Challenges Clubs Face During Covid-19
Author: Dennis Parkes
As if running a club wasn’t hard enough.
During the coronavirus pandemic, it’s clear that a majority of grassroots clubs and initiatives have faced a myriad of unavoidable issues. Apart from the possibility of operating a club at a loss, there have been sudden impact on social relationships, negative physical implications and the absence of the psychological benefits that playing sport at all levels brings. None of this has been helped by the uncertainty that has shrouded us all since March 2020.
Clubs around the UK were already facing troubles with a lack of financial support, increasing costs, competition for players and a lack of quality (affordable) training facilities. Factor in the pandemic, where adult income has suffered a great deal more, as well as a range of families and players not yet comfortable to return due to concerns about safety, self-isolating and potentially exposing themselves to the coronavirus, the disruption to grassroots sport, weekly training and matches and registration numbers will surely echo for seasons to come.
With this lack of participation comes fewer teams. Fewer available coaching courses means less volunteers. With this lack of income and high expenditure for teams, how can we work to help grassroots sport thrive on the other side of this testing period?
Nevertheless, leading into the remainder of this season (whenever grassroots sport returns) and next season, clubs still have to cover the costs of training facilities, equipment, staff wages, league fees, insurance, registration fees, council rates, FA fees, maintenance, to name just a few of their potential expenses. Naturally, each club is different and with no weekly subs, the danger of fewer players returning, no functions or fundraising opportunities, the financial struggle adds to grassroots worries.
It’s easy to forget that amongst all of this, that most clubs exist for the communities that they serve, so perhaps the greatest loss has been participation numbers in the beautiful game. The costs for those involved with clubs as players, coaches and staff have been detrimental to physical and emotional well-being and the effects have been more than just the financial damages that have occurred in grassroots football.

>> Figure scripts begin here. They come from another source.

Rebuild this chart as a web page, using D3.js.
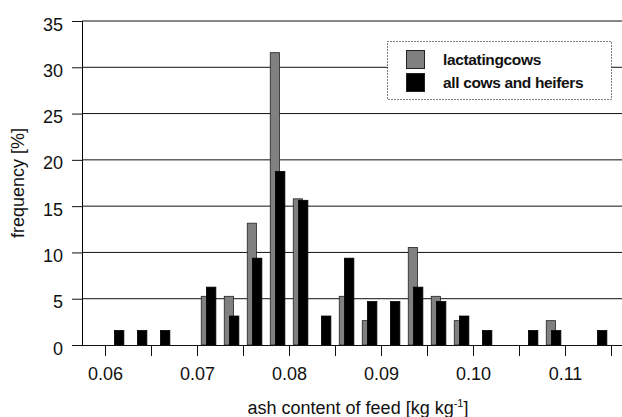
<!DOCTYPE html>
<html>
<head>
<meta charset="utf-8">
<script src="https://cdn.jsdelivr.net/npm/d3@7"></script>
<style>
  html, body { margin: 0; padding: 0; background: #fff; }
  svg { display: block; font-family: "Liberation Sans", Arial, Helvetica, sans-serif; }
</style>
</head>
<body>
<svg id="chart" width="622" height="417"></svg>
<script>
// Histogram bins: lower edge of each 0.0025-wide ash-content class
const binStart = [0.0575, 0.0600, 0.0625, 0.0650, 0.0675, 0.0700, 0.0725, 0.0750,
                  0.0775, 0.0800, 0.0825, 0.0850, 0.0875, 0.0900, 0.0925, 0.0950,
                  0.0975, 0.1000, 0.1025, 0.1050, 0.1075, 0.1100, 0.1125];
// Relative frequency [%] per bin
const lactatingCows = [0, 0, 0, 0, 0, 5.26, 5.26, 13.16,
                       31.58, 15.79, 0, 5.26, 2.63, 0, 10.53, 5.26,
                       2.63, 0, 0, 0, 2.63, 0, 0];
const allCowsHeifers = [0, 1.56, 1.56, 1.56, 0, 6.25, 3.13, 9.38,
                        18.75, 15.63, 3.13, 9.38, 4.69, 4.69, 6.25, 4.69,
                        3.13, 1.56, 0, 1.56, 1.56, 0, 1.56];
const seriesNames = ["lactatingcows", "all cows and heifers"];
const yTicks = [0, 5, 10, 15, 20, 25, 30, 35];
const xTicks = [0.060, 0.065, 0.070, 0.075, 0.080, 0.085, 0.090, 0.095, 0.100, 0.105, 0.110, 0.115];
const xTickLabels = ["0.06", "", "0.07", "", "0.08", "", "0.09", "", "0.10", "", "0.11", ""];
const binWidth = 0.0025;

const svg = d3.select("#chart");
const plotL = 82, plotR = 622, plotT = 21, plotB = 345;

const x = d3.scaleLinear().domain([0.0575, 0.0575 + (plotR - plotL) / 9200]).range([plotL, plotR]);
const y = d3.scaleLinear().domain([0, 35]).range([plotB, plotT]);

// Horizontal gridlines
svg.append("g").selectAll("line").data(yTicks.slice(1)).join("line")
  .attr("x1", plotL).attr("x2", plotR)
  .attr("y1", d => y(d)).attr("y2", d => y(d))
  .attr("stroke", "#111").attr("stroke-width", 1);

// Legend box (white, covers the gridlines)
const lg = svg.append("g");
lg.append("rect").attr("x", 387.5).attr("y", 41.5).attr("width", 224).attr("height", 58)
  .attr("fill", "#fff").attr("stroke", "#000").attr("stroke-width", 1)
  .attr("stroke-dasharray", "1,2");
const legendFill = ["#808080", "#000"];
seriesNames.forEach((name, i) => {
  lg.append("rect").attr("x", 406.5).attr("y", 50.5 + i * 23).attr("width", 18).attr("height", 18)
    .attr("fill", legendFill[i]).attr("stroke", "#222").attr("stroke-width", 1);
  lg.append("text").attr("x", 443).attr("y", 65 + i * 22.5)
    .attr("font-size", 15.5).attr("font-weight", "bold").attr("fill", "#111")
    .attr("letter-spacing", "-0.35")
    .text(name);
});

// Bars
const bw = x(binStart[0] + binWidth) - x(binStart[0]);
const bars = svg.append("g");
bars.selectAll("rect.gray").data(binStart).join("rect").attr("class", "gray")
  .attr("x", d => x(d) + 0.185 * bw)
  .attr("width", 0.4 * bw)
  .attr("y", (d, i) => y(lactatingCows[i]))
  .attr("height", (d, i) => y(0) - y(lactatingCows[i]))
  .attr("fill", "#808080").attr("stroke", "#222").attr("stroke-width", 0.8);
bars.selectAll("rect.black").data(binStart).join("rect").attr("class", "black")
  .attr("x", d => x(d) + 0.41 * bw)
  .attr("width", 0.41 * bw)
  .attr("y", (d, i) => y(allCowsHeifers[i]))
  .attr("height", (d, i) => y(0) - y(allCowsHeifers[i]))
  .attr("fill", "#000").attr("stroke", "#000").attr("stroke-width", 0.8);

// Y axis
const yAxis = svg.append("g").attr("transform", `translate(${plotL},0)`)
  .call(d3.axisLeft(y).tickValues(yTicks).tickSize(10).tickPadding(9).tickFormat(d3.format("d")));
yAxis.select(".domain").attr("d", `M0.5,${plotT}V${plotB}`).attr("stroke", "#000");
yAxis.selectAll(".tick line").attr("stroke", "#111");
yAxis.selectAll("text").attr("font-size", 18).attr("fill", "#111").attr("dy", "0.5em")
  .attr("font-family", "Liberation Sans, Arial, sans-serif");

// X axis
const xAxis = svg.append("g").attr("transform", `translate(0,${plotB})`)
  .call(d3.axisBottom(x).tickValues(xTicks).tickSize(11).tickPadding(11)
    .tickFormat((d, i) => xTickLabels[i]));
xAxis.select(".domain").attr("d", `M${plotL},0.5H${plotR}`).attr("stroke", "#111");
xAxis.selectAll(".tick line").attr("stroke", "#111");
xAxis.selectAll("text").attr("font-size", 18).attr("fill", "#111")
  .attr("font-family", "Liberation Sans, Arial, sans-serif");

// Axis titles
svg.append("text").attr("transform", "translate(24,183) rotate(-90)")
  .attr("text-anchor", "middle").attr("font-size", 18).attr("fill", "#111")
  .text("frequency [%]");

const xt = svg.append("text").attr("x", 358).attr("y", 414)
  .attr("text-anchor", "middle").attr("font-size", 18).attr("fill", "#111");
xt.append("tspan").text("ash content of feed [kg kg");
xt.append("tspan").attr("dy", -7).attr("font-size", 11).text("-1");
xt.append("tspan").attr("dy", 7).text("]");
</script>
</body>
</html>
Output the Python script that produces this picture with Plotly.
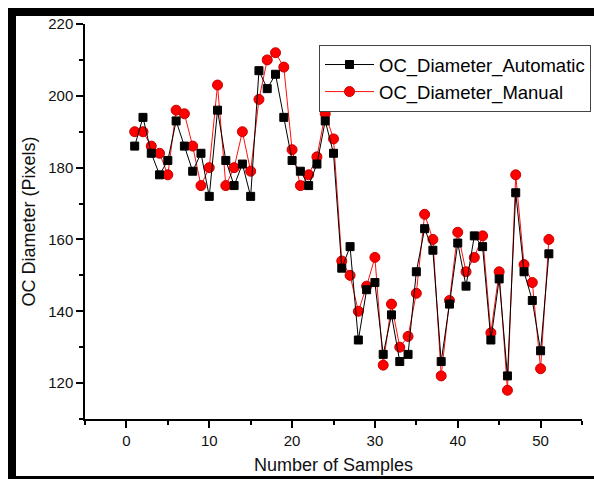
import plotly.graph_objects as go

samples = list(range(1, 52))
oc_automatic = [186, 194, 184, 178, 182, 193, 186, 179, 184, 172,
                196, 182, 175, 181, 172, 207, 202, 206, 194, 182,
                179, 175, 181, 193, 184, 152, 158, 132, 146, 148,
                128, 139, 126, 128, 151, 163, 157, 126, 142, 159,
                147, 161, 158, 132, 149, 122, 173, 151, 143, 129,
                156]
oc_manual = [190, 190, 186, 184, 178, 196, 195, 186, 175, 180,
             203, 175, 180, 190, 179, 199, 210, 212, 208, 185,
             175, 178, 183, 195, 188, 154, 150, 140, 147, 155,
             125, 142, 130, 133, 145, 167, 160, 122, 143, 162,
             151, 155, 161, 134, 151, 118, 178, 153, 148, 124,
             160]

x_tickvals = [0, 10, 20, 30, 40, 50]
y_tickvals = [120, 140, 160, 180, 200, 220]

FONT = "Liberation Sans, Arial, sans-serif"

fig = go.Figure()
fig.add_trace(go.Scatter(
    x=samples, y=oc_manual, mode="lines+markers", name="OC_Diameter_Manual",
    line=dict(color="#ff1010", width=1),
    marker=dict(symbol="circle", size=10, color="#ff0000",
                line=dict(color="#c80000", width=1)),
    legendrank=2,
))
fig.add_trace(go.Scatter(
    x=samples, y=oc_automatic, mode="lines+markers", name="OC_Diameter_Automatic",
    line=dict(color="#000000", width=1),
    marker=dict(symbol="square", size=8, color="#000000",
                line=dict(color="#000000", width=1)),
    legendrank=1,
))

# plot area in pixels: x 85..582, y 24..419
def px_x(p):
    return (p - 85) / 497.0

def px_y(p):
    return (419 - p) / 395.0

frame = "#000000"
shapes = [
    dict(type="rect", xref="paper", yref="paper", x0=px_x(8), x1=px_x(600),
         y0=px_y(16), y1=px_y(8), fillcolor=frame, line=dict(width=0)),
    dict(type="rect", xref="paper", yref="paper", x0=px_x(8), x1=px_x(16),
         y0=px_y(482), y1=px_y(8), fillcolor=frame, line=dict(width=0)),
    dict(type="rect", xref="paper", yref="paper", x0=px_x(8), x1=px_x(600),
         y0=px_y(482), y1=px_y(476), fillcolor=frame, line=dict(width=0)),
]

fig.update_layout(
    width=594, height=479,
    margin=dict(l=85, r=12, t=24, b=60, autoexpand=False),
    paper_bgcolor="white", plot_bgcolor="white",
    font=dict(family=FONT, color="#111111"),
    shapes=shapes,
    showlegend=True,
    legend=dict(
        x=px_x(319), y=px_y(45), xanchor="left", yanchor="top",
        bgcolor="white", bordercolor="#444444", borderwidth=1,
        font=dict(size=18.5, family=FONT, color="#000000"),
        tracegroupgap=0, itemwidth=49,
    ),
    xaxis=dict(
        range=[-5, 55], showgrid=False, zeroline=False,
        showline=True, linecolor="#000000", linewidth=1.5,
        ticks="outside", ticklen=7, tickwidth=1.5, tickcolor="#000000",
        tickvals=x_tickvals, ticktext=[str(v) for v in x_tickvals],
        tickfont=dict(size=15, family=FONT, color="#111111"),
        minor=dict(tickmode="linear", tick0=-5, dtick=10, ticks="outside",
                   ticklen=4, tickwidth=1.5, tickcolor="#000000", showgrid=False),
        title=dict(text="Number of Samples", font=dict(size=18, family=FONT, color="#111111"),
                   standoff=11),
        automargin=False,
    ),
    yaxis=dict(
        range=[110, 220], showgrid=False, zeroline=False,
        showline=True, linecolor="#000000", linewidth=1.5,
        ticks="outside", ticklen=7, tickwidth=1.5, tickcolor="#000000",
        tickvals=y_tickvals, ticktext=[str(v) for v in y_tickvals],
        tickfont=dict(size=15, family=FONT, color="#111111"),
        minor=dict(tickmode="linear", tick0=110, dtick=20, ticks="outside",
                   ticklen=4, tickwidth=1.5, tickcolor="#000000", showgrid=False),
        title=dict(text="OC Diameter (Pixels)", font=dict(size=18, family=FONT, color="#111111"),
                   standoff=8),
        automargin=False,
    ),
)

fig.write_html("out.html")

On the bright side however, a growing number of clubs have opted to continue their engagement virtually, which has been a silver-lining for players, parents (and coaches!) of all age groups and abilities, but it is key to remember that it has not been possible for all clubs to do so. The pandemic has seen young player’s development move into the virtual world of late, with many technical directors and coaches hosting online sessions for children and informative lectures for parents. Some fantastic content has been created and shared, and I’m sure we are all the richer for it. Clubs have struck a great balance between physical sessions, maintaining and growing their player’s ABCs from a home environment, and technical details with ball mastery exercises. Not forgetting of course, the social element of getting to see and ‘chat’ to their friends for some part of their day! This engagement with their clubs has been a real lifeline and something that, though not comparable to the ‘real thing’, hopefully has a lasting benefit on their technical abilities and execution.
It will be interesting to see how many clubs maintain these sessions once grassroots sport returns to ‘normal’.
Virtual learning however, has its limitations, particularly in the world of sport and when children are involved. The reality is that not all football clubs and players have the resources to offer and access an online network. Furthermore, children and adults are already on screens all day, with a large percentage of parents have reported hardships in encouraging their children to strike a healthy balance of playing football digitally and physically, with many preferring to play online, rather than getting out and playing on the pitch.
Looking forward, we hope the return to play will come soon and we must ensure that local, community clubs return to being a beacon for so much life and enjoyment.